(Entries from a dataset)
-- Start --

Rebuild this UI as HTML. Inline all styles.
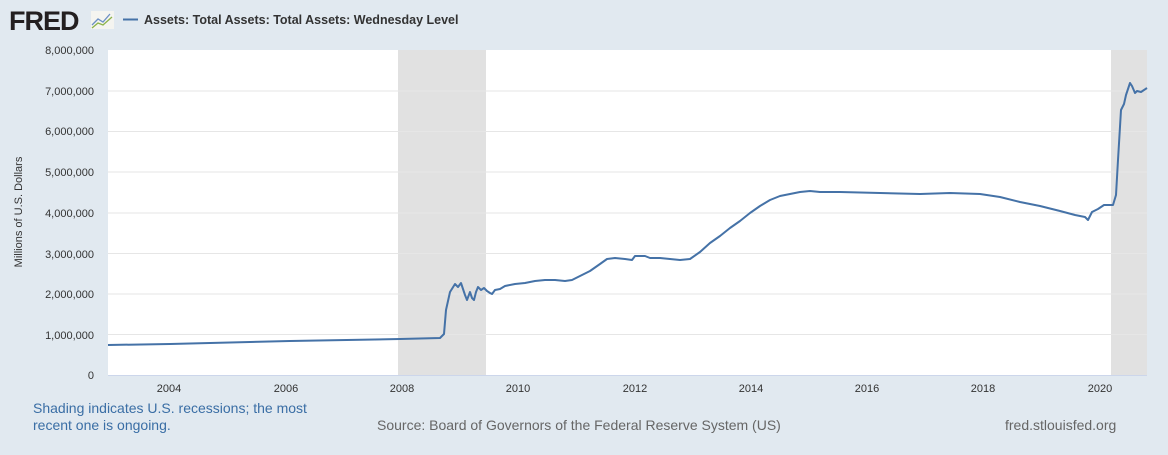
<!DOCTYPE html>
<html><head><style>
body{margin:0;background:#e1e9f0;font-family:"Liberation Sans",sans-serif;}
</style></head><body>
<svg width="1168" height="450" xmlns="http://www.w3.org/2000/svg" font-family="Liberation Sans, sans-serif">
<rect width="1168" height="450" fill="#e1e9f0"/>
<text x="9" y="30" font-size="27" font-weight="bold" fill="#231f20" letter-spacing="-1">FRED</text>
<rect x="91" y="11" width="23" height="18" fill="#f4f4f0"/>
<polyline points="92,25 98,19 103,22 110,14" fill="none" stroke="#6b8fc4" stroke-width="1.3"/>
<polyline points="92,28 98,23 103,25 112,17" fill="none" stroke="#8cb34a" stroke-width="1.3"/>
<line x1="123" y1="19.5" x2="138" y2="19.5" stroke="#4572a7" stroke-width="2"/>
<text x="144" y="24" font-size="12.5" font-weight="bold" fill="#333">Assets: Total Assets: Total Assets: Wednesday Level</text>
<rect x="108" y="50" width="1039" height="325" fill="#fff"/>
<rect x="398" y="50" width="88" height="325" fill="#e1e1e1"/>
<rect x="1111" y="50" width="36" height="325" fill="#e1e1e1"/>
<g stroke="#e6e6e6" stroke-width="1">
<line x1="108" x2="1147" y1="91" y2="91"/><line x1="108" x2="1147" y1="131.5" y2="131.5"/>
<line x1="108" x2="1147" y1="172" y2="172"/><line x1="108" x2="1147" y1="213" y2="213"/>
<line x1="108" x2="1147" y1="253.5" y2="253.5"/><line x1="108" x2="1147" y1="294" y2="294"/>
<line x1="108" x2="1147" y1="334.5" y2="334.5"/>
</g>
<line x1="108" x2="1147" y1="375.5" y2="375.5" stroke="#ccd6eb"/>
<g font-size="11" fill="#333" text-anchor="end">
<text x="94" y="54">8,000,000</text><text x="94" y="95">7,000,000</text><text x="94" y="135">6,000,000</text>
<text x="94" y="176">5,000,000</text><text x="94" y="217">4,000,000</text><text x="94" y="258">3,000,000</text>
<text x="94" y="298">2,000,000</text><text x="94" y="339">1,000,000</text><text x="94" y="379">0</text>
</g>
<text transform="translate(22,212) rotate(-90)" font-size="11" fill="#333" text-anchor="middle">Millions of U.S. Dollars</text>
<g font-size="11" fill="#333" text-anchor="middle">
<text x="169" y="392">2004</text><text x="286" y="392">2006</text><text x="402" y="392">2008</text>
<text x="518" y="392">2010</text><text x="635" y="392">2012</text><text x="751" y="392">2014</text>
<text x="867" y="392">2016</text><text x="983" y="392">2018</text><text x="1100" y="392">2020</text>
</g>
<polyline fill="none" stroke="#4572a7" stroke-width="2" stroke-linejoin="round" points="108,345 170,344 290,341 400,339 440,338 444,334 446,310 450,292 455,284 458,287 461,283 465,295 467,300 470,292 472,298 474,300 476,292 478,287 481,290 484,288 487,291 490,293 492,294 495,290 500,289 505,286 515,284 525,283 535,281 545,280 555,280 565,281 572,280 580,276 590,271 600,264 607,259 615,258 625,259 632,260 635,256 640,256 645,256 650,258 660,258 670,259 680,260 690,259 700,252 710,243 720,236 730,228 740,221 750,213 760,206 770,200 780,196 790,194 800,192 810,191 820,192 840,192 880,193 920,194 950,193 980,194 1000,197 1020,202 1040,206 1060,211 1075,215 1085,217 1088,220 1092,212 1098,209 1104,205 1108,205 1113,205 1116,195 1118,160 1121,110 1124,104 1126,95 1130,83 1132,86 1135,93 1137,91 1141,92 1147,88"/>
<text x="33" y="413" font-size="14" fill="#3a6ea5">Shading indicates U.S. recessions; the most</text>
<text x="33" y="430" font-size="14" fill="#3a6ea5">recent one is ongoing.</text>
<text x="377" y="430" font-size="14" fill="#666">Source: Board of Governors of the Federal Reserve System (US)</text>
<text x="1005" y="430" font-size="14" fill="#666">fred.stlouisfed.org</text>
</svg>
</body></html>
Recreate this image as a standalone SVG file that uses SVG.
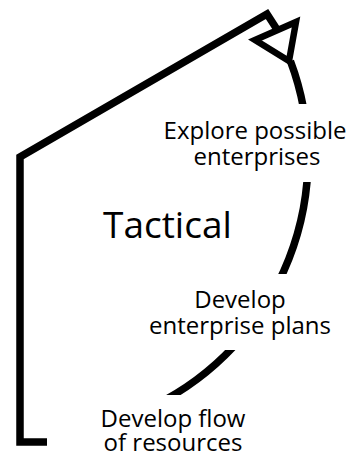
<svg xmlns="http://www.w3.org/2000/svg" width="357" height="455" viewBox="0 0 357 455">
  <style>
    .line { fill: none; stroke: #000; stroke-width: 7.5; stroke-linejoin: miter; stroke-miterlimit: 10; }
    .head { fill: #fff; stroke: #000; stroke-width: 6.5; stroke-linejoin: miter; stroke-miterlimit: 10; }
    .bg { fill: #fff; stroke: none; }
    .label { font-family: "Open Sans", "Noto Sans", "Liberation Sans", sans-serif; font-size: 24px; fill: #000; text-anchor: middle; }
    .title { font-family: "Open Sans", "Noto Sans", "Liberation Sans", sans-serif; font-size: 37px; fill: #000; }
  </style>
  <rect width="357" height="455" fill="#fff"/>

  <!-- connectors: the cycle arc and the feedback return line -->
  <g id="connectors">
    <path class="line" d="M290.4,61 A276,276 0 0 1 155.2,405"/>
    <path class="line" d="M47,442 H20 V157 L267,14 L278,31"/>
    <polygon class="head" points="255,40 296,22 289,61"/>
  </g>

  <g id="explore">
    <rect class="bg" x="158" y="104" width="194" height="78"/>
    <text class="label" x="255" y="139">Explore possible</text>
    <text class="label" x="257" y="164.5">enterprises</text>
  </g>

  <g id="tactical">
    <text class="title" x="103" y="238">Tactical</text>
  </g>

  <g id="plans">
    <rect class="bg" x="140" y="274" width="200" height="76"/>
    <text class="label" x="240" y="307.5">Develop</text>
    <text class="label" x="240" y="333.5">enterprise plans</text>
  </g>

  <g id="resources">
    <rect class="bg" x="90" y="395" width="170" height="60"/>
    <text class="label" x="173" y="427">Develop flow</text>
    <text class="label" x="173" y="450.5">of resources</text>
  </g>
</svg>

-- End --
-- Start --

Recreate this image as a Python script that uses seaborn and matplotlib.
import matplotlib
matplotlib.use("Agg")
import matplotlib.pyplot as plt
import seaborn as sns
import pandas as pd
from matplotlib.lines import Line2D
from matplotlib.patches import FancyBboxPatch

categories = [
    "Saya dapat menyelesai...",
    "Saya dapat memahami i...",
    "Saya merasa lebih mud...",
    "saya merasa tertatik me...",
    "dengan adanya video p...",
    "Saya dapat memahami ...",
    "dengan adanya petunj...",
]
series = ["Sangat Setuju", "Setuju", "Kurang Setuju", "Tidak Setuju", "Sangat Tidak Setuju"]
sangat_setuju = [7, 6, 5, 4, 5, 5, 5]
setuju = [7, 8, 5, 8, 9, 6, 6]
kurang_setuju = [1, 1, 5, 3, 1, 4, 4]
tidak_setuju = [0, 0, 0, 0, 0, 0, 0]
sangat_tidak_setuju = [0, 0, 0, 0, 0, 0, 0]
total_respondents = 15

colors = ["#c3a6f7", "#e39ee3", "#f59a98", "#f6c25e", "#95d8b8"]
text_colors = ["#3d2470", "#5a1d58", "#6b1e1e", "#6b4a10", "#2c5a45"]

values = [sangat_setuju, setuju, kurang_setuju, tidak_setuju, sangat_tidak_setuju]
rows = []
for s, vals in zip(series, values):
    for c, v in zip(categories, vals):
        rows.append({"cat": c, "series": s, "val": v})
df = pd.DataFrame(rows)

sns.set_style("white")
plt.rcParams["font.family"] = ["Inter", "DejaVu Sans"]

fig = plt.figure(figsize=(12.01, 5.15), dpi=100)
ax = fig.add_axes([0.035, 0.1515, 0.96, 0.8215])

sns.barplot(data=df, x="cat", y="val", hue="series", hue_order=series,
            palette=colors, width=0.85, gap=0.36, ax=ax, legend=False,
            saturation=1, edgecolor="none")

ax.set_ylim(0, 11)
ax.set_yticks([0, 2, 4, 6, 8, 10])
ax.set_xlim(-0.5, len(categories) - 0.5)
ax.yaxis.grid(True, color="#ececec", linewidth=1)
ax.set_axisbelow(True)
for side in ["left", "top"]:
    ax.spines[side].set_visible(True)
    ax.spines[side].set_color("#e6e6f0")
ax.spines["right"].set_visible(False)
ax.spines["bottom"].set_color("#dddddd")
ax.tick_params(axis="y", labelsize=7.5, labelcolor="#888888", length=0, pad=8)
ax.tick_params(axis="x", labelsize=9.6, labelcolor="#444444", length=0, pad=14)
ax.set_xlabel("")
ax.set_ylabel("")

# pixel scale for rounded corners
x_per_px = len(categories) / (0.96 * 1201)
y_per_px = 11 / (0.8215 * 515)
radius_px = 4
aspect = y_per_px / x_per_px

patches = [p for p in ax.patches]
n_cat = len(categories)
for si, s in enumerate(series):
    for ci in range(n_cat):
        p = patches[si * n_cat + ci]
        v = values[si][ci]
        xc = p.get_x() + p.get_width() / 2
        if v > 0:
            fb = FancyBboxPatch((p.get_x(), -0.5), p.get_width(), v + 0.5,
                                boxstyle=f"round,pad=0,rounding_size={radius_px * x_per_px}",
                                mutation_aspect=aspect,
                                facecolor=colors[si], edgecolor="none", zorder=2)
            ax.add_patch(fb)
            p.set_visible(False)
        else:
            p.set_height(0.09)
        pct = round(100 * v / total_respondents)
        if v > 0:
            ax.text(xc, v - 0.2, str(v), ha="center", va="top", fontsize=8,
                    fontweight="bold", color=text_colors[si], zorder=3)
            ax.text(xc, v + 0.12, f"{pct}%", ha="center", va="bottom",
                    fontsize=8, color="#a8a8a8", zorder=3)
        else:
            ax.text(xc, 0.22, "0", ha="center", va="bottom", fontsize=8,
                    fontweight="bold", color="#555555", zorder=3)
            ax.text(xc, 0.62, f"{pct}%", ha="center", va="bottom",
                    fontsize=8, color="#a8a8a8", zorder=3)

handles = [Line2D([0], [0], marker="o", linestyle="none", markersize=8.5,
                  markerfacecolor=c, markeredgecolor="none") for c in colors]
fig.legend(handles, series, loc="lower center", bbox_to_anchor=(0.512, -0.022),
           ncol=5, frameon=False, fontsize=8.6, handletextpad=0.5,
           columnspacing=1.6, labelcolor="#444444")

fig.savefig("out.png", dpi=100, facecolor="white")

-- End --

§ **Task statement**: Search the entries for the word "Recreate", then list each line that holds it.

§ **Reply to the task**:
Recreate this image as a standalone SVG file that uses SVG.
Recreate this image as a Python script that uses seaborn and matplotlib.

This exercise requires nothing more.